As ordered reported by the House Committee on Natural Resources on June 7, 2012

CBO estimates that enacting H.R. 4234 would affect offsetting receipts (a credit against direct spending); therefore, pay-as-you-go procedures apply. However, CBO estimates that any such effects would be minimal over the 2013-2022 period. We also estimate that implementing the legislation would have no significant impact on discretionary spending. Enacting H.R. 4234 would not affect revenues.

H.R. 4234 would allow expired and transferred grazing permits to remain in effect until new permits are issued by the Bureau of Land Management (BLM) or the Forest Service. Based on information provided by the affected agencies, CBO estimates that enacting that provision would have a minimal impact on offsetting receipts each year because those agencies have the authority, under current law, to extend expired leases. The bill would allow BLM to collect offsetting receipts from transferred leases sooner than it would under current law; however, because the number of permits that would be affected each year account for less than 5 percent of all federal grazing permits, the budgetary impact would be minimal.

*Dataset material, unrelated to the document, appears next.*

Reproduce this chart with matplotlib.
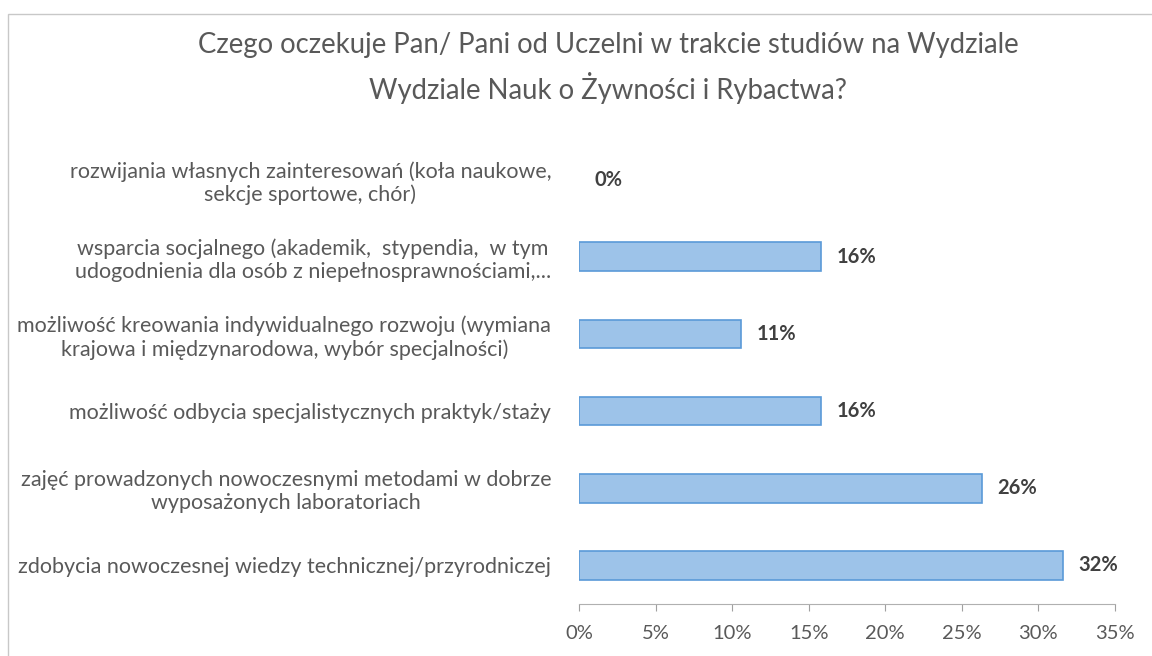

In 2011, gross federal collections from grazing permits totaled about $20 million.

The bill also would allow transferred permits to remain in effect under the terms of the original permit until that permit expires. Based on information provided by BLM, CBO expects that, under that provision, the agency would receive fewer requests for new permits in the short term; however, because those permits would need to be renewed in later years, CBO estimates that implementing the provision would have no significant net effect on agencies’ workloads over the 2013-2017 period. The bill would exclude certain grazing lands from compliance with the National Environmental Policy Act (NEPA) and would give agencies that administer grazing permits the authority to exempt new permits from NEPA requirements. CBO estimates that those provisions would have a minimal effect on discretionary spending because we expect that any reduction in spending on NEPA activities on those lands would be offset by spending to reduce the agencies’ backlog of NEPA activities on other federal grazing lands.

H.R. 4234 contains no intergovernmental or private-sector mandates as defined in the Unfunded Mandates Reform Act and would not affect the budgets of state, local, or tribal governments.